An SQL UPDATE statement changes the data of one or more records in a table. Either all the rows can be updated, or a subset may be chosen using a WHERE condition. If a condition is not used, then every row of the value is updated.

The UPDATE statement has the following form:

UPDATE table_name SET column_name = value [, column_name = value ...] [WHERE condition]

For the UPDATE to be successful, the user must have data manipulation privileges (UPDATE privilege) on the table or column and the updated value must not conflict with all the applicable constraints (such as primary keys, unique indexes, CHECK constraints, and NOT NULL constraints).

In some databases, such as PostgreSQL, when a FROM clause is present, the target table is joined to the tables mentioned in the fromlist, and each output row of the join represents an update operation for the target table. When using FROM, one should ensure that the join produces at most one output row for each row to be modified. In other words, a target row shouldn't join to more than one row from the other table(s). If it does, then only one of the join rows will be used to update the target row, but which one will be used is not readily predictable.

Because of this indeterminacy, referencing other tables only within sub-selects is safer, though often harder to read and slower than using a join.

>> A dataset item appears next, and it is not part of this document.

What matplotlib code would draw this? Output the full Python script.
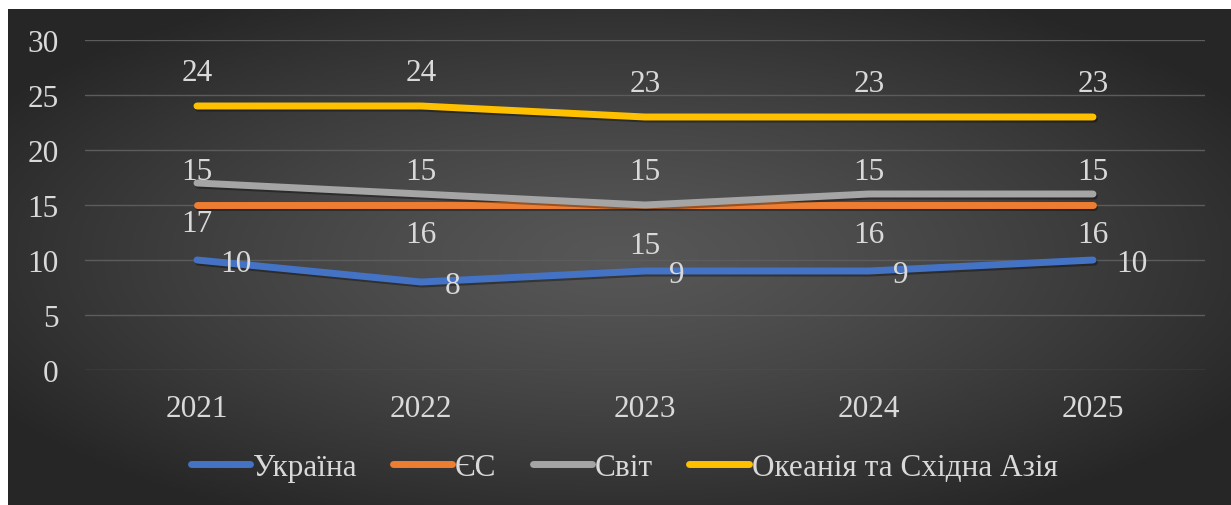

MySQL does not conform to the ANSI standard.

==Examples==
Set the value of column C1 in table T to 1, only in those rows where the value of column C2 is "a".

UPDATE T
   SET C1 = 1
 WHERE C2 = 'a'

In table T, set the value of column C1 to 9 and the value of C3 to 4 for all rows for which the value of column C2 is "a".

UPDATE T
   SET C1 = 9,
       C3 = 4
 WHERE C2 = 'a'

Increase value of column C1 by 1 if the value in column C2 is "a".

UPDATE T
   SET C1 = C1 + 1
 WHERE C2 = 'a'

Prepend the value in column C1 with the string "text" if the value in column C2 is "a".

UPDATE T
   SET C1 = 'text' || C1
 WHERE C2 = 'a'

Set the value of column C1 in table T1 to 2, only if the value of column C2 is found in the sublist of values in column C3 in table T2 having the column C4 equal to 0.

UPDATE T1
   SET C1 = 2
 WHERE C2 IN ( SELECT C3
                 FROM T2
                WHERE C4 = 0)

One may also update multiple columns in a single update statement:

UPDATE T
   SET C1 = 1,
       C2 = 2

Complex conditions and JOINs are also possible:

UPDATE T
   SET A = 1
 WHERE C1 = 1
   AND C2 = 2

Some databases allow the non-standard use of the FROM clause:

UPDATE a
   SET a.[updated_column] = updatevalue
  FROM articles a
       JOIN classification c
         ON a.articleID = c.articleID
 WHERE c.classID = 1

Or on Oracle systems (assuming there is an index on classification.articleID):

UPDATE
(
  SELECT *
    FROM articles
    JOIN classification
      ON articles.articleID = classification.articleID
   WHERE classification.classID = 1
)
SET [updated_column] = updatevalue

With long name of table:

UPDATE MyMainTable AS a
SET a.LName = Smith
WHERE a.PeopleID = 1235

==Potential issues==
- See Halloween Problem. It is possible for certain kinds of UPDATE statements to become an infinite loop when the WHERE clause and one or more SET clauses may utilize an intertwined index.